The following flow shows the call to the custom component that adds each row of the CSV file into a bucket (ConcurrentHashMap) that holds the incoming data.
The next flow, polls every 5 seconds and then calls the drain method on the file multiplexer component. The drain method loops through each entry in the bucket and appends it to a StringBuilder. It then attaches the string to a Mule Message and forwards it to a VM connector that calls the final flow in the multiplexer process.
Mule Management Console
In our case, refining the logging and using the custom Java component for the buffering and flushing of data to file made enough impact that the client’s performance targets were met and we didn’t need to pursue further optimization. However, had we not reached that level of performance, the next phase of tuning would have focused on tuning Mule itself rather than the application.

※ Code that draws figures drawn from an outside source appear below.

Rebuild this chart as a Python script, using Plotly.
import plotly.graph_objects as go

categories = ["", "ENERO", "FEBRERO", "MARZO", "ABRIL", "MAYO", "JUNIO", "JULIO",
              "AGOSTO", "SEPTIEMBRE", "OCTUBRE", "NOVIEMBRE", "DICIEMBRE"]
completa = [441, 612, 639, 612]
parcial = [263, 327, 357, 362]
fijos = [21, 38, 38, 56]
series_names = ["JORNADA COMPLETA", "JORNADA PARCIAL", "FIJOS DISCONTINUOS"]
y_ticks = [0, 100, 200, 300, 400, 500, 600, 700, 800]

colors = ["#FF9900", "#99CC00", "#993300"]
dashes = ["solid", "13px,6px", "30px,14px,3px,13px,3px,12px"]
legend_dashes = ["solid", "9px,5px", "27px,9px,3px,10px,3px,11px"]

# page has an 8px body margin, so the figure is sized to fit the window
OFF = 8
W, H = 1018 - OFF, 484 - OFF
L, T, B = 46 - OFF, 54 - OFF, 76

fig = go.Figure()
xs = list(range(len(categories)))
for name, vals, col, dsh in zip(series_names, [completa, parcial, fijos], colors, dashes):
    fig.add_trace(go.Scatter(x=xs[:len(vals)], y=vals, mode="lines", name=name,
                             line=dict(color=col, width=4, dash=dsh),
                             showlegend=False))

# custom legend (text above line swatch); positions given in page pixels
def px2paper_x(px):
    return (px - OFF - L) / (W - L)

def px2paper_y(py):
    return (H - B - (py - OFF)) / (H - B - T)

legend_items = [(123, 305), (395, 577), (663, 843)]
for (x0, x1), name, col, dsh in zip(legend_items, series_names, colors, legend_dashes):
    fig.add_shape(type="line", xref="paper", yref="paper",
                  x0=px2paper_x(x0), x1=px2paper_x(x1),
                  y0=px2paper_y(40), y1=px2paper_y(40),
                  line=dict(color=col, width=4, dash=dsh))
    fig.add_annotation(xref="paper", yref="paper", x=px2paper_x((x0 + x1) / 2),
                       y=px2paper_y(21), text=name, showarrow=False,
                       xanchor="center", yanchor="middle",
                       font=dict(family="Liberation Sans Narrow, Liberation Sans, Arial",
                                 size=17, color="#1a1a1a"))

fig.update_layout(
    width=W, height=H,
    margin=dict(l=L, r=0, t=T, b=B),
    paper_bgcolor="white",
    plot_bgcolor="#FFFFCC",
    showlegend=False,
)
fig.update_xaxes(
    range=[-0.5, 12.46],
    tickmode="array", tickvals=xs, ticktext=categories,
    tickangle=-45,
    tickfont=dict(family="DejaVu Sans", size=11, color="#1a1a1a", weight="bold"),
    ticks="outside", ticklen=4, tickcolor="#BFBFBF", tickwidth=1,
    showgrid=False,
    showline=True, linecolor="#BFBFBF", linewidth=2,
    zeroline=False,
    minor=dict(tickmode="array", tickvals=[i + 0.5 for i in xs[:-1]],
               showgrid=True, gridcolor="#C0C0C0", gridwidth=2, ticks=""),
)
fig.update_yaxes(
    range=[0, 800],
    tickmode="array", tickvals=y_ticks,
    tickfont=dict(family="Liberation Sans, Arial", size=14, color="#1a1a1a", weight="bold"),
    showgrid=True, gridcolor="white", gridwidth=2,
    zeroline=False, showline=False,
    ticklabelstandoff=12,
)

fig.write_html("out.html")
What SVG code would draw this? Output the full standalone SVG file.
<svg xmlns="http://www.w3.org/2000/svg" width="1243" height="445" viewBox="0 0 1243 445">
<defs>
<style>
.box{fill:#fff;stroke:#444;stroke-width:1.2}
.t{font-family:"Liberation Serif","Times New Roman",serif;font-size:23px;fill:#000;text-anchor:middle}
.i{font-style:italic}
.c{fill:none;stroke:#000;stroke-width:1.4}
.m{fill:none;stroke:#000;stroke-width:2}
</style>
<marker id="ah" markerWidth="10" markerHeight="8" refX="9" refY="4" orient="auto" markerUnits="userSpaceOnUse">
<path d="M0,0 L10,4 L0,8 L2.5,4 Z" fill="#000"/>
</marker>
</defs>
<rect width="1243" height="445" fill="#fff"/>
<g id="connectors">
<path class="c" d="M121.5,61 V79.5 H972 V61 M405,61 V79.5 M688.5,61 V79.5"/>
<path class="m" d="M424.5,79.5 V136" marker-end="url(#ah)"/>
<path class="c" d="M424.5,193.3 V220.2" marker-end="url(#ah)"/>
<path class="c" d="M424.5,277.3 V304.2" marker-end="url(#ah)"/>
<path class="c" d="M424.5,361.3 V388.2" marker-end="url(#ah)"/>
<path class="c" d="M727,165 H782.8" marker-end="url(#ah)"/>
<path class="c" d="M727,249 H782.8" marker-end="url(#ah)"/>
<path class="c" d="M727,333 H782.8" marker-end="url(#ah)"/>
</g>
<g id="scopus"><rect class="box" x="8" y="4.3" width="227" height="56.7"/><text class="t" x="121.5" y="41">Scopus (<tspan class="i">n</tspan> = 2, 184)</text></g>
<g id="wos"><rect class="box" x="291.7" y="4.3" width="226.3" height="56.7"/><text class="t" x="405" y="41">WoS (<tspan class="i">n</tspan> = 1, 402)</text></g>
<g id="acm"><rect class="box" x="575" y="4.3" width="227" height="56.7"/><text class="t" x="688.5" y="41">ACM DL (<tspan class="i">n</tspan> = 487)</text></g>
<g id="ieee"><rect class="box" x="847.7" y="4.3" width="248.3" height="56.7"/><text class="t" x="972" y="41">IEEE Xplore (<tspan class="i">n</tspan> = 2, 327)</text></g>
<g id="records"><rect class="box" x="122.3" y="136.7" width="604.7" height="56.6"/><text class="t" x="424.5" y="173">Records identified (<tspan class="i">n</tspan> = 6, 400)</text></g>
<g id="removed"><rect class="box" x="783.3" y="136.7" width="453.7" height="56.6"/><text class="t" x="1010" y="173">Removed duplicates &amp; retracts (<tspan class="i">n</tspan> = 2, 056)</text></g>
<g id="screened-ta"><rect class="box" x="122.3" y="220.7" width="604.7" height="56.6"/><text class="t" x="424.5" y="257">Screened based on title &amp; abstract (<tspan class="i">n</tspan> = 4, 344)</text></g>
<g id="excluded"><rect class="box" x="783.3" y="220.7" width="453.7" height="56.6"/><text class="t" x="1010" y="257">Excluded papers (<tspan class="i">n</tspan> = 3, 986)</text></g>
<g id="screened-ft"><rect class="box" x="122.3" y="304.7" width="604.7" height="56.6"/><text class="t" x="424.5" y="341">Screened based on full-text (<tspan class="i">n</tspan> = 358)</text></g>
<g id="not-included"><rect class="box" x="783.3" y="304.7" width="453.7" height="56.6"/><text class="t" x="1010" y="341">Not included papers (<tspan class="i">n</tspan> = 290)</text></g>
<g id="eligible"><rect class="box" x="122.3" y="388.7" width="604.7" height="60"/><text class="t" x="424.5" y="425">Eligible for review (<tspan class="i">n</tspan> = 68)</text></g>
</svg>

Here, the Mule Management Console can provide valuable insight and tuning tools to optimize how Mule works with the JVM. Things like memory leaks or how queues are using memory heap can be readily reviewed, adjusted, and tested in order to improve overall performance.

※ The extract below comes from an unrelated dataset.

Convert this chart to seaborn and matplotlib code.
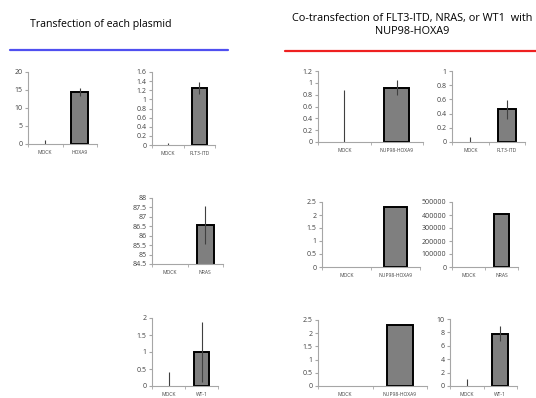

Mule’s ability to modularize the ETL code, wrap it with MUnit testing, and seamlessly include it into any Mule orchestrated workflow is a very powerful solution, particularly for those who already have the desire to leverage the many other integration capabilities of Mule ESB and the Anypoint Platform.
In this case study, the most critical things that were refactored for performance included how I/O operations were being handled row by row of the file writing phase; the degree in which System.out in Groovy scripts and Java code were left in the production code; and the level of Log4J logging that was being done.
By going to a custom Java component that aggregated a group of rows to be written to file and dumping that cache every 5 seconds, managing all logging with the appropriate level of Log4J 2.0 in asynchronous mode, a 40 megabyte CSV file went from 1.0 hours to 6 minutes, a 10x performance improvement.